Durch eine stärkere Öffnung für gemeinschaftliche Projekte und Kooperationen mit zivilgesellschaftlichen Initiativen könnten diese Orte zu wichtigen Knotenpunkten für Resilienz und Solidarität in Krisenzeiten werden.
Klöster und andere christliche Gemeinschaften
In klösterlichen Gemeinschaften sind nicht nur spirituelles Wissen bewahrt, sondern auch handwerkliche und landwirtschaftliche Fähigkeiten, die in Zeiten sozialer und ökologischer Krisen von unschätzbarem Wert sein können. Klöster verfügen über jahrhundertealte Erfahrungen im gemeinschaftlichen Leben und autarker Versorgungssysteme. Heute sind viele klösterliche Gemeinschaften überaltert blicken in eine ungewisse Zukunft. Aber in einer Zeit, in der Resilienz und Suffizienz an Bedeutung gewinnen, könnten Klöster erneut eine wichtige Rolle spielen: Sie bieten Raum für Bildung in nachhaltigen Lebenspraktiken, für spirituelle Orientierung und für das Erlernen solidarischer Gemeinschaftsformen. Ihre Tradition der Gastfreundschaft macht sie potenziell auch zu Rückzugsorten für Menschen, die in Krisenzeiten Schutz und Gemeinschaft suchen. Durch Kooperationen mit Bewegungen, die an einer solidarischen Transformation der Gesellschaft arbeiten, könnten Klöster zu Impulsgebern für eine neue christlich inspirierte solidarische Kollapsinitiative werden.

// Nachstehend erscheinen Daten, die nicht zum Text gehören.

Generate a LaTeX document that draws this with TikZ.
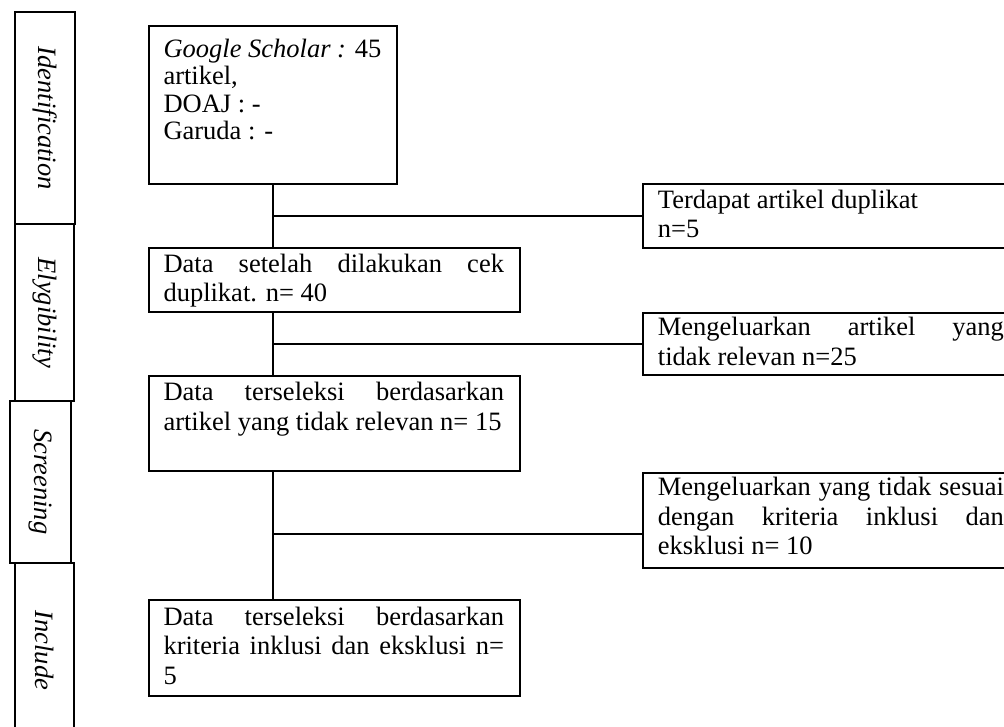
\documentclass[tikz,border=0pt]{standalone}
\usepackage{fontspec}
\setmainfont{Liberation Serif}
\begin{document}
\begin{tikzpicture}[x=1pt,y=-1pt,
  frame/.style={draw, line width=2pt, rectangle, inner sep=0pt, anchor=north west},
  tabbox/.style={draw, line width=2.2pt, rectangle, inner sep=0pt, anchor=north west},
  txt/.style={anchor=base west, inner sep=0pt, align=justify, font=\fontsize{26.5}{29.7}\selectfont},
  tabtxt/.style={rotate=-90, inner sep=0pt, font=\fontsize{26.5}{30}\selectfont\itshape},
  conn/.style={line width=2pt}]
\useasboundingbox (0,0) rectangle (1004,727);
\clip (0,0) rectangle (1004,727);

% side tabs
\node[tabbox, minimum width=60.3pt, minimum height=212.3pt] (t1) at (13.6,11) {};
\node[tabbox, minimum width=59.6pt, minimum height=176.7pt] (t2) at (13.6,223.3) {};
\node[tabbox, minimum width=60.7pt, minimum height=161.7pt] (t3) at (8.9,400) {};
\node[tabbox, minimum width=59.6pt, minimum height=175pt] (t4) at (13.6,561.7) {};
\node[tabtxt] (l1) at (t1.center) {Identification};
\node[tabtxt] (l2) at (t2.center) {Elygibility};
\node[tabtxt] (l3) at (t3.center) {Screening};
\node[tabtxt] (l4) at (t4.center) {Include};

% left column boxes
\node[frame, minimum width=248.1pt, minimum height=157.7pt] (b1) at (148.3,25) {};
\node[frame, minimum width=370.7pt, minimum height=64.3pt] (b2) at (148.3,246.7) {};
\node[frame, minimum width=370.7pt, minimum height=95pt] (b3) at (148.3,375) {};
\node[frame, minimum width=370.7pt, minimum height=95.2pt] (b4) at (148.3,599.3) {};

% right column boxes
\node[frame, minimum width=376pt, minimum height=64pt] (r1) at (642.3,182.7) {};
\node[frame, minimum width=376pt, minimum height=62.6pt] (r2) at (642.3,311.7) {};
\node[frame, minimum width=376pt, minimum height=95pt] (r3) at (642.3,471.7) {};

% texts
\node[txt, text width=340.5pt, font=\fontsize{26.5}{27.5}\selectfont] (x1) at (163.3,57.5)
  {\textit{Google Scholar :} 45\newline artikel,\newline DOAJ : -\newline Garuda : -};
\node[txt, text width=340.5pt] (x2) at (163.3,272.3)
  {Data setelah dilakukan cek\linebreak \mbox{duplikat. n= 40}};
\node[txt, text width=340.5pt] (x3) at (163.3,400.6)
  {Data terseleksi berdasarkan\linebreak \mbox{artikel yang tidak relevan n= 15}};
\node[txt, text width=340.5pt] (x4) at (163.3,625)
  {Data terseleksi berdasarkan\linebreak kriteria inklusi dan eksklusi n=\linebreak \mbox{5}};
\node[txt, text width=346pt] (y1) at (657.7,208.3)
  {Terdapat artikel duplikat\newline n=5};
\node[txt, text width=346pt] (y2) at (657.7,336)
  {Mengeluarkan artikel yang\linebreak \mbox{tidak relevan n=25}};
\node[txt, text width=346pt] (y3) at (657.7,495.5)
  {Mengeluarkan yang tidak sesuai\linebreak dengan kriteria inklusi dan\linebreak \mbox{eksklusi n= 10}};

% connectors
\draw[conn] (b1.south) -- (b1.south |- b2.north);
\draw[conn] (b1.south |- b2.south) -- (b1.south |- b3.north);
\draw[conn] (b1.south |- b3.south) -- (b1.south |- b4.north);
\coordinate (j1) at (b1.south |- r1.west);
\coordinate (j2) at (b1.south |- r2.west);
\coordinate (j3) at (272.35,534.3);
\draw[conn] (j1) -- (r1.west);
\draw[conn] (j2) -- (r2.west);
\draw[conn] (j3) -- (j3 -| r3.west);
\end{tikzpicture}
\end{document}
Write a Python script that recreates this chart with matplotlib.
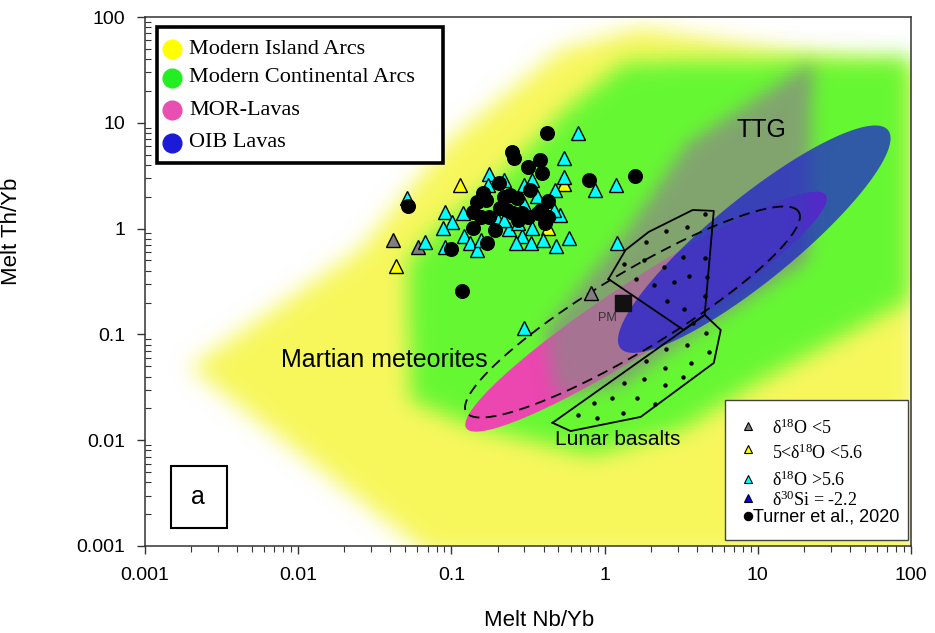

Es ist daher aus meiner Sicht mehr als naheliegend, aus dem christlichen Friedens- und Klimaaktivismus heraus eine christliche Kollapsarbeit aufzubauen, die auf der Grundlage christlicher Werte, Traditionen und bestehender Ressourcen Beiträge für die gerade entstehende globale solidarische Kollapsbewegung liefert.